◆ Task instructions: Quote the listing below in its entirety, omitting every image.
[start of Recorded data]
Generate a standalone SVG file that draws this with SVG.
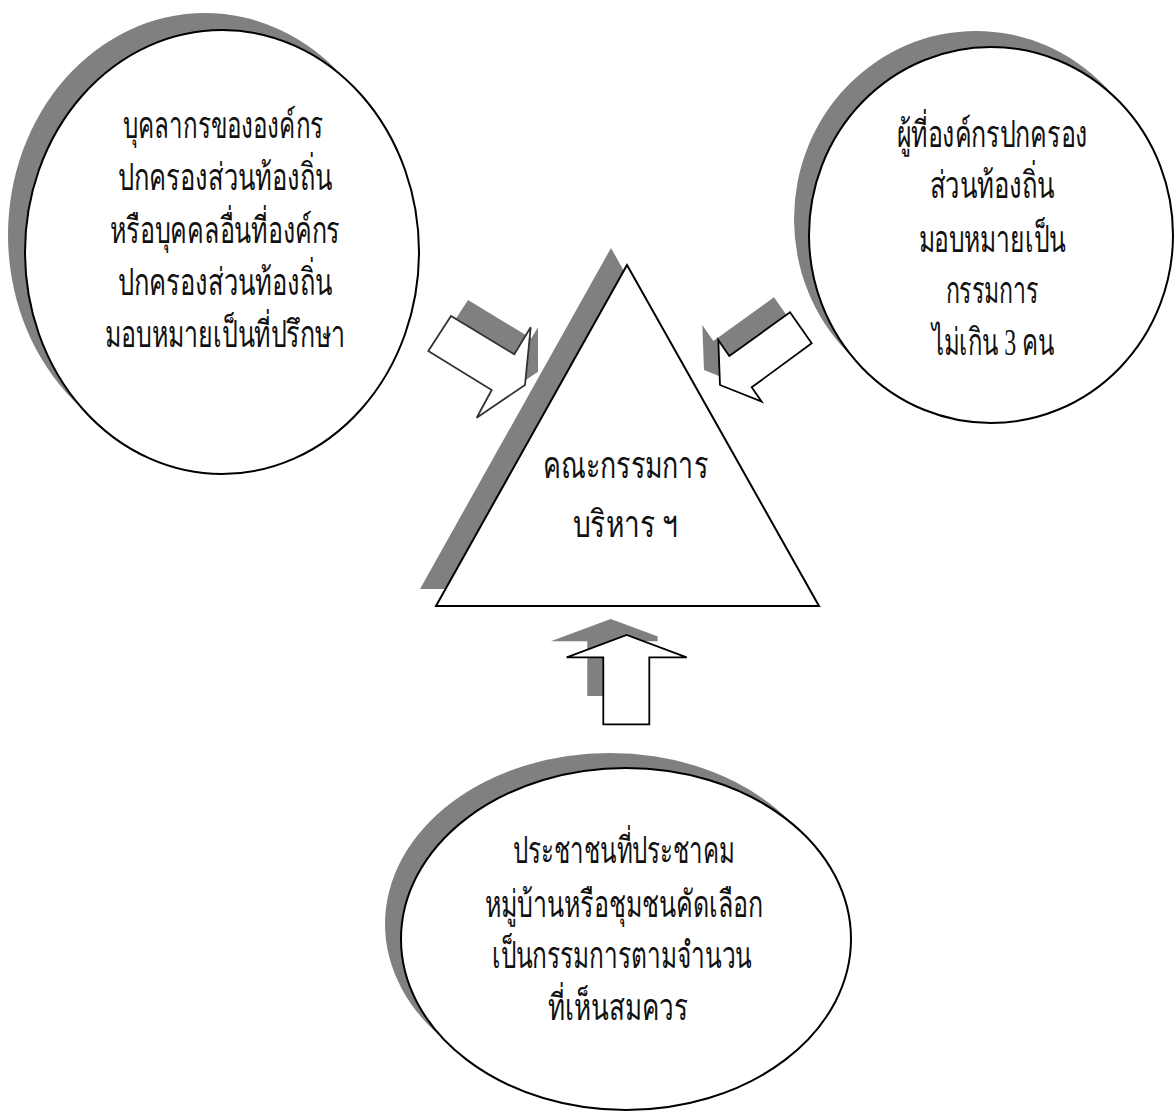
<svg xmlns="http://www.w3.org/2000/svg" width="1176" height="1113" viewBox="0 0 1176 1113">
<style>
.shadow{fill:#808080;stroke:none}
.shape{fill:#ffffff;stroke:#000000;stroke-width:2}
.arrow{fill:#ffffff;stroke:#000000;stroke-width:1.8;stroke-linejoin:miter}
.lbl{font-family:'Liberation Serif','DejaVu Serif',serif;font-size:37px;fill:#111111;text-anchor:middle}
</style>
<defs>
<clipPath id="clipL"><rect x="0" y="0" width="538" height="1113"/></clipPath>
<clipPath id="clipB"><rect x="0" y="0" width="657.7" height="696"/></clipPath>
</defs>
<rect width="1176" height="1113" fill="#ffffff"/>
<g id="node-left">
<ellipse class="shadow" cx="205" cy="235" rx="197" ry="222"/>
<ellipse class="shape" cx="222" cy="252" rx="197" ry="222"/>
<text class="lbl" x="223" y="138" textLength="200" lengthAdjust="spacingAndGlyphs">บุคลากรขององค์กร</text>
<text class="lbl" x="225" y="190" textLength="214" lengthAdjust="spacingAndGlyphs">ปกครองส่วนท้องถิ่น</text>
<text class="lbl" x="225" y="243" textLength="230" lengthAdjust="spacingAndGlyphs">หรือบุคคลอื่นที่องค์กร</text>
<text class="lbl" x="225" y="295" textLength="214" lengthAdjust="spacingAndGlyphs">ปกครองส่วนท้องถิ่น</text>
<text class="lbl" x="225" y="347" textLength="240" lengthAdjust="spacingAndGlyphs">มอบหมายเป็นที่ปรึกษา</text>
</g>
<g id="node-right">
<ellipse class="shadow" cx="976" cy="219" rx="182" ry="188"/>
<ellipse class="shape" cx="991" cy="235" rx="182" ry="188"/>
<text class="lbl" x="992" y="147" textLength="191" lengthAdjust="spacingAndGlyphs">ผู้ที่องค์กรปกครอง</text>
<text class="lbl" x="992" y="198" textLength="125" lengthAdjust="spacingAndGlyphs">ส่วนท้องถิ่น</text>
<text class="lbl" x="992" y="252" textLength="147" lengthAdjust="spacingAndGlyphs">มอบหมายเป็น</text>
<text class="lbl" x="992" y="303" textLength="93" lengthAdjust="spacingAndGlyphs">กรรมการ</text>
<text class="lbl" x="993" y="355" textLength="123" lengthAdjust="spacingAndGlyphs">ไม่เกิน 3 คน</text>
</g>
<g id="node-bottom">
<ellipse class="shadow" cx="610" cy="924" rx="225" ry="171"/>
<ellipse class="shape" cx="626" cy="939" rx="225" ry="171"/>
<text class="lbl" x="624" y="863" textLength="222" lengthAdjust="spacingAndGlyphs">ประชาชนที่ประชาคม</text>
<text class="lbl" x="624" y="917" textLength="278" lengthAdjust="spacingAndGlyphs">หมู่บ้านหรือชุมชนคัดเลือก</text>
<text class="lbl" x="622" y="968" textLength="260" lengthAdjust="spacingAndGlyphs">เป็นกรรมการตามจำนวน</text>
<text class="lbl" x="618" y="1020" textLength="140" lengthAdjust="spacingAndGlyphs">ที่เห็นสมควร</text>
</g>
<g id="node-center">
<polygon class="shadow" points="611,248 420,589 803,589"/>
<polygon class="shape" points="627,265 436,606 819,606"/>
<text class="lbl" x="625.5" y="478" textLength="165" lengthAdjust="spacingAndGlyphs">คณะกรรมการ</text>
<text class="lbl" x="625.5" y="537" textLength="105" lengthAdjust="spacingAndGlyphs">บริหาร ฯ</text>
</g>
<g id="connectors">
<g clip-path="url(#clipL)"><polygon class="shadow" transform="translate(17,-16)" points="428.3,351 451,316 514.3,354.3 530.7,327.3 525,385 476.7,417.7 491.7,390"/></g>
<polygon class="arrow" style="stroke:#333333" points="428.3,351 451,316 514.3,354.3 530.7,327.3 525,385 476.7,417.7 491.7,390"/>
<polygon class="shadow" transform="translate(-16,-15)" points="790,312.3 811.7,343.3 751.7,387.3 761.7,401.7 720,385 718.3,340 729.3,356"/>
<polygon class="arrow" points="790,312.3 811.7,343.3 751.7,387.3 761.7,401.7 720,385 718.3,340 729.3,356"/>
<g clip-path="url(#clipB)"><polygon class="shadow" transform="translate(-16,-16)" points="566.7,657.3 626.7,635 686.7,657.3 649.3,657.3 649.3,724.3 603.3,724.3 603.3,657.3"/></g>
<polygon class="arrow" points="566.7,657.3 626.7,635 686.7,657.3 649.3,657.3 649.3,724.3 603.3,724.3 603.3,657.3"/>
</g>
</svg>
[end of Recorded data]
◆ Complete response:
Generate a standalone SVG file that draws this with SVG.
<svg xmlns="http://www.w3.org/2000/svg" width="1176" height="1113" viewBox="0 0 1176 1113">
<style>
.shadow{fill:#808080;stroke:none}
.shape{fill:#ffffff;stroke:#000000;stroke-width:2}
.arrow{fill:#ffffff;stroke:#000000;stroke-width:1.8;stroke-linejoin:miter}
.lbl{font-family:'Liberation Serif','DejaVu Serif',serif;font-size:37px;fill:#111111;text-anchor:middle}
</style>
<defs>
<clipPath id="clipL"><rect x="0" y="0" width="538" height="1113"/></clipPath>
<clipPath id="clipB"><rect x="0" y="0" width="657.7" height="696"/></clipPath>
</defs>
<rect width="1176" height="1113" fill="#ffffff"/>
<g id="node-left">
<ellipse class="shadow" cx="205" cy="235" rx="197" ry="222"/>
<ellipse class="shape" cx="222" cy="252" rx="197" ry="222"/>
<text class="lbl" x="223" y="138" textLength="200" lengthAdjust="spacingAndGlyphs">บุคลากรขององค์กร</text>
<text class="lbl" x="225" y="190" textLength="214" lengthAdjust="spacingAndGlyphs">ปกครองส่วนท้องถิ่น</text>
<text class="lbl" x="225" y="243" textLength="230" lengthAdjust="spacingAndGlyphs">หรือบุคคลอื่นที่องค์กร</text>
<text class="lbl" x="225" y="295" textLength="214" lengthAdjust="spacingAndGlyphs">ปกครองส่วนท้องถิ่น</text>
<text class="lbl" x="225" y="347" textLength="240" lengthAdjust="spacingAndGlyphs">มอบหมายเป็นที่ปรึกษา</text>
</g>
<g id="node-right">
<ellipse class="shadow" cx="976" cy="219" rx="182" ry="188"/>
<ellipse class="shape" cx="991" cy="235" rx="182" ry="188"/>
<text class="lbl" x="992" y="147" textLength="191" lengthAdjust="spacingAndGlyphs">ผู้ที่องค์กรปกครอง</text>
<text class="lbl" x="992" y="198" textLength="125" lengthAdjust="spacingAndGlyphs">ส่วนท้องถิ่น</text>
<text class="lbl" x="992" y="252" textLength="147" lengthAdjust="spacingAndGlyphs">มอบหมายเป็น</text>
<text class="lbl" x="992" y="303" textLength="93" lengthAdjust="spacingAndGlyphs">กรรมการ</text>
<text class="lbl" x="993" y="355" textLength="123" lengthAdjust="spacingAndGlyphs">ไม่เกิน 3 คน</text>
</g>
<g id="node-bottom">
<ellipse class="shadow" cx="610" cy="924" rx="225" ry="171"/>
<ellipse class="shape" cx="626" cy="939" rx="225" ry="171"/>
<text class="lbl" x="624" y="863" textLength="222" lengthAdjust="spacingAndGlyphs">ประชาชนที่ประชาคม</text>
<text class="lbl" x="624" y="917" textLength="278" lengthAdjust="spacingAndGlyphs">หมู่บ้านหรือชุมชนคัดเลือก</text>
<text class="lbl" x="622" y="968" textLength="260" lengthAdjust="spacingAndGlyphs">เป็นกรรมการตามจำนวน</text>
<text class="lbl" x="618" y="1020" textLength="140" lengthAdjust="spacingAndGlyphs">ที่เห็นสมควร</text>
</g>
<g id="node-center">
<polygon class="shadow" points="611,248 420,589 803,589"/>
<polygon class="shape" points="627,265 436,606 819,606"/>
<text class="lbl" x="625.5" y="478" textLength="165" lengthAdjust="spacingAndGlyphs">คณะกรรมการ</text>
<text class="lbl" x="625.5" y="537" textLength="105" lengthAdjust="spacingAndGlyphs">บริหาร ฯ</text>
</g>
<g id="connectors">
<g clip-path="url(#clipL)"><polygon class="shadow" transform="translate(17,-16)" points="428.3,351 451,316 514.3,354.3 530.7,327.3 525,385 476.7,417.7 491.7,390"/></g>
<polygon class="arrow" style="stroke:#333333" points="428.3,351 451,316 514.3,354.3 530.7,327.3 525,385 476.7,417.7 491.7,390"/>
<polygon class="shadow" transform="translate(-16,-15)" points="790,312.3 811.7,343.3 751.7,387.3 761.7,401.7 720,385 718.3,340 729.3,356"/>
<polygon class="arrow" points="790,312.3 811.7,343.3 751.7,387.3 761.7,401.7 720,385 718.3,340 729.3,356"/>
<g clip-path="url(#clipB)"><polygon class="shadow" transform="translate(-16,-16)" points="566.7,657.3 626.7,635 686.7,657.3 649.3,657.3 649.3,724.3 603.3,724.3 603.3,657.3"/></g>
<polygon class="arrow" points="566.7,657.3 626.7,635 686.7,657.3 649.3,657.3 649.3,724.3 603.3,724.3 603.3,657.3"/>
</g>
</svg>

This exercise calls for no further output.